Patrick Emerson said...

I think lower velocity is almost guaranteed unless the group is virtually all Portland individuals and businesses. But I agree the larger the group and the easier the transaction (using e-money) the better the outcome.

If you peg the conversion rate with the dollar than whatever inflation happends with the dollar will also happen with local currency.

You bring up one point which is possible, that people will be willing to pay more if it is in local currency bacuse they feel it is a type of investment on top of an exgchange. If this is true then it is very much like the paper I linked to: increased investment might actually happen as a result because it essentially means there will be a higher demand for local goods and services with a local currency.
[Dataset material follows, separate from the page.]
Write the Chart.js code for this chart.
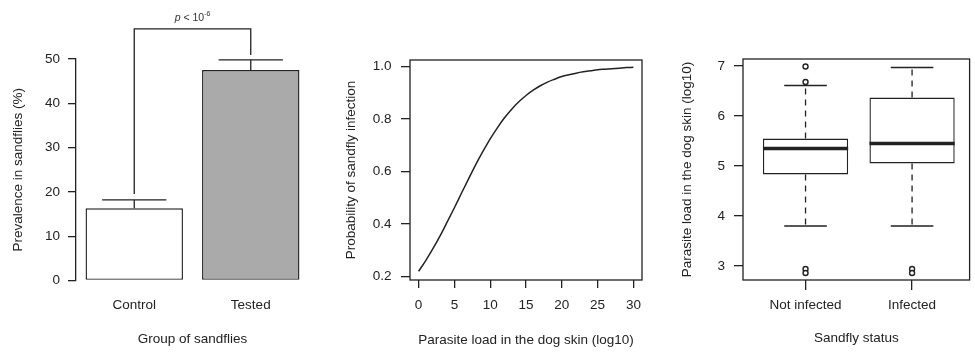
<!DOCTYPE html>
<html>
<head>
<meta charset="utf-8">
<script src="https://cdn.jsdelivr.net/npm/chart.js@4.4.1/dist/chart.umd.min.js"></script>
<style>
  body { margin: 0; background: #fff; }
  #wrap { position: relative; width: 975px; height: 354px; overflow: hidden; }
  canvas { position: absolute; top: 0; }
</style>
</head>
<body>
<div id="wrap">
  <canvas id="barChart" width="330" height="354" style="left:0px"></canvas>
  <canvas id="curveChart" width="330" height="354" style="left:330px"></canvas>
  <canvas id="boxChart" width="315" height="354" style="left:660px"></canvas>
</div>
<script>
// panel 1 - prevalence by group
const barGroups = ["Control", "Tested"];
const prevalence = [16.3, 47.5];
const prevalenceUpper = [18.2, 49.8];
const prevTicks = [0, 10, 20, 30, 40, 50];
const bracketLevel = 56.8;
const bracketEnds = [19.5, 50.9];
const pLabelLevel = 59.3;

// panel 2 - probability curve
const loadValues = [0, 1, 2, 3, 4, 5, 6, 7, 8, 9, 10, 11, 12, 13, 14, 15, 16, 17, 18, 19, 20, 21, 22, 23, 24, 25, 26, 27, 28, 29, 30];
const probInfection = [0.220, 0.261, 0.306, 0.355, 0.408, 0.462, 0.518, 0.573, 0.627, 0.677, 0.724, 0.766, 0.804, 0.837, 0.865, 0.889, 0.909, 0.926, 0.940, 0.951, 0.961, 0.968, 0.974, 0.979, 0.983, 0.987, 0.989, 0.991, 0.993, 0.995, 0.996];
const probTicks = [0.2, 0.4, 0.6, 0.8, 1.0];
const loadTicks = [0, 5, 10, 15, 20, 25, 30];

// panel 3 - boxplots
const statusGroups = ["Not infected", "Infected"];
const boxQ1 = [4.83, 5.05];
const boxMedian = [5.35, 5.45];
const boxQ3 = [5.55, 6.37];
const whiskerLow = [3.8, 3.8];
const whiskerHigh = [6.61, 6.97];
const outlierGroup = [1, 1, 1, 1, 2, 2];
const outlierValues = [6.99, 6.68, 2.94, 2.86, 2.94, 2.86];
const skinTicks = [3, 4, 5, 6, 7];

const ink = "#222";
Chart.defaults.font.family = '"Liberation Sans", Arial, Helvetica, sans-serif';
Chart.defaults.font.size = 13.5;
Chart.defaults.color = ink;
Chart.defaults.animation = false;
Chart.defaults.plugins.legend.display = false;
Chart.defaults.plugins.tooltip.enabled = false;

function setTicks(list) {
  return function (scale) {
    scale.ticks = list.map(v => ({ value: v }));
  };
}

const framePlugin = {
  id: "frame",
  afterDraw(chart) {
    const a = chart.chartArea, ctx = chart.ctx;
    ctx.save();
    ctx.strokeStyle = ink;
    ctx.lineWidth = 1.3;
    ctx.strokeRect(a.left, a.top, a.right - a.left, a.bottom - a.top);
    ctx.restore();
  }
};

// error bars, bracket and p value on panel 1
const errorBarPlugin = {
  id: "errorBars",
  afterDatasetsDraw(chart) {
    const ctx = chart.ctx, y = chart.scales.y;
    const bars = chart.getDatasetMeta(0).data;
    ctx.save();
    ctx.strokeStyle = ink;
    ctx.lineWidth = 1.3;
    bars.forEach((bar, i) => {
      const top = y.getPixelForValue(prevalenceUpper[i]);
      const half = bar.width * 0.33;
      ctx.beginPath();
      ctx.moveTo(bar.x, bar.y);
      ctx.lineTo(bar.x, top);
      ctx.moveTo(bar.x - half, top);
      ctx.lineTo(bar.x + half, top);
      ctx.stroke();
    });
    const by = y.getPixelForValue(bracketLevel);
    ctx.beginPath();
    ctx.moveTo(bars[0].x, y.getPixelForValue(bracketEnds[0]));
    ctx.lineTo(bars[0].x, by);
    ctx.lineTo(bars[1].x, by);
    ctx.lineTo(bars[1].x, y.getPixelForValue(bracketEnds[1]));
    ctx.stroke();

    // "p < 10^-6"
    const py = y.getPixelForValue(pLabelLevel);
    const fam = Chart.defaults.font.family;
    const f1 = "italic 10.5px " + fam, f2 = "10.5px " + fam, f3 = "7px " + fam;
    ctx.font = f1; const w1 = ctx.measureText("p").width;
    ctx.font = f2; const w2 = ctx.measureText(" < 10").width;
    ctx.font = f3; const w3 = ctx.measureText("-6").width;
    let px = (bars[0].x + bars[1].x) / 2 - (w1 + w2 + w3) / 2;
    ctx.fillStyle = "#333";
    ctx.textBaseline = "middle";
    ctx.textAlign = "left";
    ctx.font = f1; ctx.fillText("p", px, py); px += w1;
    ctx.font = f2; ctx.fillText(" < 10", px, py); px += w2;
    ctx.font = f3; ctx.fillText("-6", px, py - 4);
    ctx.restore();
  }
};

// whiskers, caps and medians on panel 3
const whiskerPlugin = {
  id: "whiskers",
  afterDatasetDraw(chart, args) {
    if (args.index !== 0) return;
    const ctx = chart.ctx, y = chart.scales.y;
    const boxes = chart.getDatasetMeta(0).data;
    ctx.save();
    ctx.strokeStyle = ink;
    boxes.forEach((box, i) => {
      const cx = box.x, hw = box.width / 2, cap = box.width / 4;
      const yq1 = y.getPixelForValue(boxQ1[i]), yq3 = y.getPixelForValue(boxQ3[i]);
      const ylo = y.getPixelForValue(whiskerLow[i]), yhi = y.getPixelForValue(whiskerHigh[i]);
      ctx.lineWidth = 1.3;
      ctx.setLineDash([6, 5]);
      ctx.beginPath();
      ctx.moveTo(cx, yq3); ctx.lineTo(cx, yhi);
      ctx.moveTo(cx, yq1); ctx.lineTo(cx, ylo);
      ctx.stroke();
      ctx.setLineDash([]);
      ctx.beginPath();
      ctx.moveTo(cx - cap, yhi); ctx.lineTo(cx + cap, yhi);
      ctx.moveTo(cx - cap, ylo); ctx.lineTo(cx + cap, ylo);
      ctx.stroke();
      const ym = y.getPixelForValue(boxMedian[i]);
      ctx.lineWidth = 3.5;
      ctx.beginPath();
      ctx.moveTo(cx - hw, ym); ctx.lineTo(cx + hw, ym);
      ctx.stroke();
    });
    ctx.restore();
  }
};

new Chart(document.getElementById("barChart"), {
  type: "bar",
  data: {
    labels: barGroups,
    datasets: [{
      data: prevalence,
      backgroundColor: ["#ffffff", "#aaaaaa"],
      borderColor: ink,
      borderWidth: 1.4,
      borderSkipped: false,
      barPercentage: 0.836,
      categoryPercentage: 1
    }]
  },
  options: {
    responsive: false,
    layout: { padding: { top: 59, right: 21, left: 0, bottom: 0 } },
    scales: {
      x: {
        grid: { display: false, drawTicks: false },
        border: { display: false },
        ticks: { padding: 16.5 },
        title: { display: true, text: "Group of sandflies", padding: { top: 0, bottom: 7 } },
        afterFit: s => { s.height = 73.5; }
      },
      y: {
        min: 0, max: 50,
        afterBuildTicks: setTicks(prevTicks),
        grid: { drawOnChartArea: false, color: ink, tickLength: 8, lineWidth: 1.3 },
        border: { color: ink, width: 1.3 },
        ticks: { padding: 8 },
        title: { display: true, text: "Prevalence in sandflies (%)", padding: { top: 10, bottom: 0 } },
        afterFit: s => { s.width = 76; }
      }
    }
  },
  plugins: [errorBarPlugin]
});

new Chart(document.getElementById("curveChart"), {
  type: "line",
  data: {
    datasets: [{
      data: loadValues.map((v, i) => ({ x: v, y: probInfection[i] })),
      borderColor: ink,
      borderWidth: 1.5,
      pointRadius: 0,
      cubicInterpolationMode: "monotone",
      fill: false
    }]
  },
  options: {
    responsive: false,
    layout: { padding: { top: 60, right: 18, left: 0, bottom: 0 } },
    scales: {
      x: {
        type: "linear",
        min: -1.2, max: 31.2,
        afterBuildTicks: setTicks(loadTicks),
        grid: { drawOnChartArea: false, color: ink, tickLength: 8, lineWidth: 1.3 },
        border: { display: false },
        ticks: { padding: 9.5, maxRotation: 0 },
        title: { display: true, text: "Parasite load in the dog skin (log10)", padding: { top: 0, bottom: 6 } },
        afterFit: s => { s.height = 74; }
      },
      y: {
        min: 0.187, max: 1.024,
        afterBuildTicks: setTicks(probTicks),
        grid: { drawOnChartArea: false, color: ink, tickLength: 9, lineWidth: 1.3 },
        border: { display: false },
        ticks: { padding: 9.5, callback: v => v.toFixed(1) },
        title: { display: true, text: "Probability of sandfly infection", padding: { top: 13.5, bottom: 0 } },
        afterFit: s => { s.width = 80; }
      }
    }
  },
  plugins: [framePlugin]
});

new Chart(document.getElementById("boxChart"), {
  type: "bar",
  data: {
    datasets: [{
      data: statusGroups.map((g, i) => ({ x: i + 1, y: [boxQ1[i], boxQ3[i]] })),
      backgroundColor: "#ffffff",
      borderColor: ink,
      borderWidth: 1.4,
      borderSkipped: false,
      barPercentage: 0.8,
      categoryPercentage: 1,
      order: 1
    }, {
      type: "scatter",
      data: outlierValues.map((v, i) => ({ x: outlierGroup[i], y: v })),
      pointRadius: 2.5,
      pointBorderWidth: 1.4,
      pointBackgroundColor: "#ffffff",
      pointBorderColor: ink,
      order: 0
    }]
  },
  options: {
    responsive: false,
    layout: { padding: { top: 59, right: 4, left: 0, bottom: 0 } },
    scales: {
      x: {
        type: "linear",
        offset: false,
        min: 0.413, max: 2.54,
        afterBuildTicks: setTicks([1, 2]),
        grid: { drawOnChartArea: false, offset: false, color: ink, tickLength: 10, lineWidth: 1.3 },
        border: { display: false },
        ticks: { padding: 7, maxRotation: 0, callback: v => statusGroups[v - 1] },
        title: { display: true, text: "Sandfly status", padding: { top: 0, bottom: 8 } },
        afterFit: s => { s.height = 74; }
      },
      y: {
        min: 2.72, max: 7.14,
        afterBuildTicks: setTicks(skinTicks),
        grid: { drawOnChartArea: false, color: ink, tickLength: 9, lineWidth: 1.3 },
        border: { display: false },
        ticks: { padding: 9 },
        title: { display: true, text: "Parasite load in the dog skin (log10)", padding: { top: 19, bottom: 0 } },
        afterFit: s => { s.width = 83; }
      }
    }
  },
  plugins: [whiskerPlugin, framePlugin]
});
</script>
</body>
</html>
I have no problem with local currency, and I hope it gets started because it would be a very interesting experiment, but I just can't see that it will have much of an effect.

Cascadia Commons said...

I am intrigued by this discussion. I was not interviewed in the Oregonian article you reference, but I am a former member of that group. I and a few partners decided to shift our focus and create the Community Exchange Network of Portland (http://www.cenpdx.net). Of late, we have had much success gaining the partnership of the City of Portland, Portland Saturday Market, Bright Neighbor and others. I encourage you to visit our website and contact me (c.macfergus@cenpdx.net) if you have any questions. Perhaps you would like to revisit this topic and interview me for your next blog post.


Collin S. Ferguson

James said...

Current economic issues in the US point to a need to reevaluate our ignorance of the challenges of local credit unions and community banks, which local currency ignores, in my opinion. Also, in my opinion, buy local NEEDS healthy community merchants and businesses, all of which borrow money from local Financial Institutions. National FI don't, historically or statistically, loan money to local businesses.

carl mullan said...


It's going strong now. The notes were printed last week.